**Short problem**
Would you retype, exactly and without the pictures, the lines between the line holding "Convert this chart to matplotlib code." and the line holding "0.345, 0.285, 0.225]", inclusive, and nothing else?

**A block of data**
[start]
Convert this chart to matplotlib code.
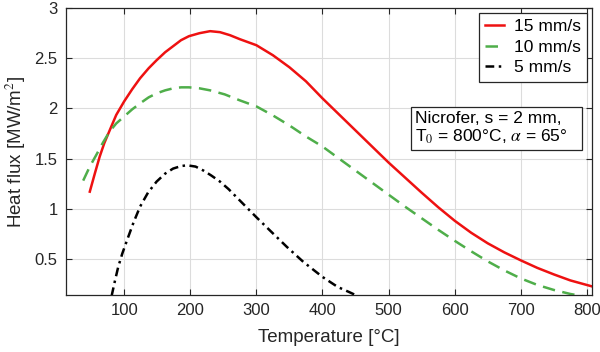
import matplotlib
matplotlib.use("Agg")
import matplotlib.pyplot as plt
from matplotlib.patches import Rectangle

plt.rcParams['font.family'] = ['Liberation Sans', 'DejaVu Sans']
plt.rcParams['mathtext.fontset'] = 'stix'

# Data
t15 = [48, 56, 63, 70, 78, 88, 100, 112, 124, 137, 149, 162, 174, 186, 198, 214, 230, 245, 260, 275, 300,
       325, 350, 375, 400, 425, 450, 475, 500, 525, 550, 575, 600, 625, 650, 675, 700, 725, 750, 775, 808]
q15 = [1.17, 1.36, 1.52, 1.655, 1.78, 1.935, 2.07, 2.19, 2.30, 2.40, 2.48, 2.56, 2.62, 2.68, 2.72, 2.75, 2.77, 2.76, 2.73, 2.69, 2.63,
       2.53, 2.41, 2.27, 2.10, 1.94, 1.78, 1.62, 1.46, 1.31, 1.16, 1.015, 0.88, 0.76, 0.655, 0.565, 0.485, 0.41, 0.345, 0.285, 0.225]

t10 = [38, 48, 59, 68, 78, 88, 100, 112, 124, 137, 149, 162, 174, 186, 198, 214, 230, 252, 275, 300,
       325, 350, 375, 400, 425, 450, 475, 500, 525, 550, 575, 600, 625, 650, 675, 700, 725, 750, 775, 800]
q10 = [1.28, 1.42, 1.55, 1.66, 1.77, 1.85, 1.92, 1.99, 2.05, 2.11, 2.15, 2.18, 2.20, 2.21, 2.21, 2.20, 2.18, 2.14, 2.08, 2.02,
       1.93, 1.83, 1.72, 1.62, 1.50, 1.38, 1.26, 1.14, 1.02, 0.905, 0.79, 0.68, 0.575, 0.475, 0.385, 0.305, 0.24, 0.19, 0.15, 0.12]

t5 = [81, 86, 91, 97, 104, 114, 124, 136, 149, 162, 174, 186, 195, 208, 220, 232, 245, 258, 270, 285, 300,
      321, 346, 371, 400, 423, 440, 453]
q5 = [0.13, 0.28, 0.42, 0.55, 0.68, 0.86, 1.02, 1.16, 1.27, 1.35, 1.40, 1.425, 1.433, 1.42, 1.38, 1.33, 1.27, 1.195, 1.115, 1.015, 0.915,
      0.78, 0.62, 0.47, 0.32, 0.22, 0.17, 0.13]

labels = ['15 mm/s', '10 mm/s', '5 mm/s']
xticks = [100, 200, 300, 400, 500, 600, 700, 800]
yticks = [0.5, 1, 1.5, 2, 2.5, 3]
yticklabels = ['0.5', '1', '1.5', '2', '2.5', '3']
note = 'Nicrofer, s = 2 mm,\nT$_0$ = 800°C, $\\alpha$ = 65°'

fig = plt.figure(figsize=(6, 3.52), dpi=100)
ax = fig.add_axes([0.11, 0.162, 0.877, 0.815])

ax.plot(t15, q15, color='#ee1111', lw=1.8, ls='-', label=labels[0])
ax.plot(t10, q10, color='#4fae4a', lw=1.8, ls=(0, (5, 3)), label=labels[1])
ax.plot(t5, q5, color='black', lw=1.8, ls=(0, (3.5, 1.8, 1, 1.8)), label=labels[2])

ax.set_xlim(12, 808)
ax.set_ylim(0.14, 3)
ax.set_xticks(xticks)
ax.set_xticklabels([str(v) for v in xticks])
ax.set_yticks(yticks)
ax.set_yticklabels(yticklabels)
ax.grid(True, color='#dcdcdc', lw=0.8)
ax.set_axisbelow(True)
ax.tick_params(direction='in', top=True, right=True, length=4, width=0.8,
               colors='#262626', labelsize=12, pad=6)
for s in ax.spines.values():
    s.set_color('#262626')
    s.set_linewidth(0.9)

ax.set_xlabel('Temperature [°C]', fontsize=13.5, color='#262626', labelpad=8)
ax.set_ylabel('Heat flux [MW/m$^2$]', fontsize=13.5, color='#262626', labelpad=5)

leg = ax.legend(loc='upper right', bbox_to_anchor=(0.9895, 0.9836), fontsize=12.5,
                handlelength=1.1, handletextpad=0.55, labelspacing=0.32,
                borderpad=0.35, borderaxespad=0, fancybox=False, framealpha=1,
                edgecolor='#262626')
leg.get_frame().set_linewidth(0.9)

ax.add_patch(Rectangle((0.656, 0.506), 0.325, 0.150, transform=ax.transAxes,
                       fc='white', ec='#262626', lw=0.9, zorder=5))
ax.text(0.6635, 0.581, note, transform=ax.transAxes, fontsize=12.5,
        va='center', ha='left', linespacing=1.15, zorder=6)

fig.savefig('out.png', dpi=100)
[end]
[start]
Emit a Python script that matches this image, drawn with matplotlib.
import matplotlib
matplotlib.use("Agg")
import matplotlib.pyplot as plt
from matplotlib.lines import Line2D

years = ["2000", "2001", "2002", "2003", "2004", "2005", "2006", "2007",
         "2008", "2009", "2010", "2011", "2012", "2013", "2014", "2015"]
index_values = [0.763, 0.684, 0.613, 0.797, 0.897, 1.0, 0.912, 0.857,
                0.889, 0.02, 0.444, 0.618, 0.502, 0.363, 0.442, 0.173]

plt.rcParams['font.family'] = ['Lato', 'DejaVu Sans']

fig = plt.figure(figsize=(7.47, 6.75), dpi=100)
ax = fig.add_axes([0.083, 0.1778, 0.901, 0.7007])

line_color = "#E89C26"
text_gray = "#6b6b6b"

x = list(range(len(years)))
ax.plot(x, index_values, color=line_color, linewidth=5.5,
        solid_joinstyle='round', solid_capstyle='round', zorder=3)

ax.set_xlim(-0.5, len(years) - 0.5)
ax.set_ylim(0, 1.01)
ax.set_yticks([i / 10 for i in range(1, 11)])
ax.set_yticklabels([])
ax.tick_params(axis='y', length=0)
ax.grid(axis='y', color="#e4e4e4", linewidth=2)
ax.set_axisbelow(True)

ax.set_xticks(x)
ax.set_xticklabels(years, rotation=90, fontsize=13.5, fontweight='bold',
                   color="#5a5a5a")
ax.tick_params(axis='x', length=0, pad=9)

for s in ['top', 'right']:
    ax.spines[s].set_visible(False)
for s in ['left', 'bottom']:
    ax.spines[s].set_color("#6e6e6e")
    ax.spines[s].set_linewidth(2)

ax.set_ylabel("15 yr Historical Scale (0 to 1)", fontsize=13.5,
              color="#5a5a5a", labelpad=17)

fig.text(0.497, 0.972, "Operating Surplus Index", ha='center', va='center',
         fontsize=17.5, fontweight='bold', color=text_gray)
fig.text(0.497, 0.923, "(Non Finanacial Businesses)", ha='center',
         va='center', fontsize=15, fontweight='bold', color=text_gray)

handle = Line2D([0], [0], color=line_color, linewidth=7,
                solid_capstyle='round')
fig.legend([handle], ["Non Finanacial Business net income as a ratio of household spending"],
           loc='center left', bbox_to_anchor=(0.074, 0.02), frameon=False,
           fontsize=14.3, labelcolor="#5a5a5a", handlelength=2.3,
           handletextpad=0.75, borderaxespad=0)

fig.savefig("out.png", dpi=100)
[end]
**Result**
Convert this chart to matplotlib code.
import matplotlib
matplotlib.use("Agg")
import matplotlib.pyplot as plt
from matplotlib.patches import Rectangle

plt.rcParams['font.family'] = ['Liberation Sans', 'DejaVu Sans']
plt.rcParams['mathtext.fontset'] = 'stix'

# Data
t15 = [48, 56, 63, 70, 78, 88, 100, 112, 124, 137, 149, 162, 174, 186, 198, 214, 230, 245, 260, 275, 300,
       325, 350, 375, 400, 425, 450, 475, 500, 525, 550, 575, 600, 625, 650, 675, 700, 725, 750, 775, 808]
q15 = [1.17, 1.36, 1.52, 1.655, 1.78, 1.935, 2.07, 2.19, 2.30, 2.40, 2.48, 2.56, 2.62, 2.68, 2.72, 2.75, 2.77, 2.76, 2.73, 2.69, 2.63,
       2.53, 2.41, 2.27, 2.10, 1.94, 1.78, 1.62, 1.46, 1.31, 1.16, 1.015, 0.88, 0.76, 0.655, 0.565, 0.485, 0.41, 0.345, 0.285, 0.225]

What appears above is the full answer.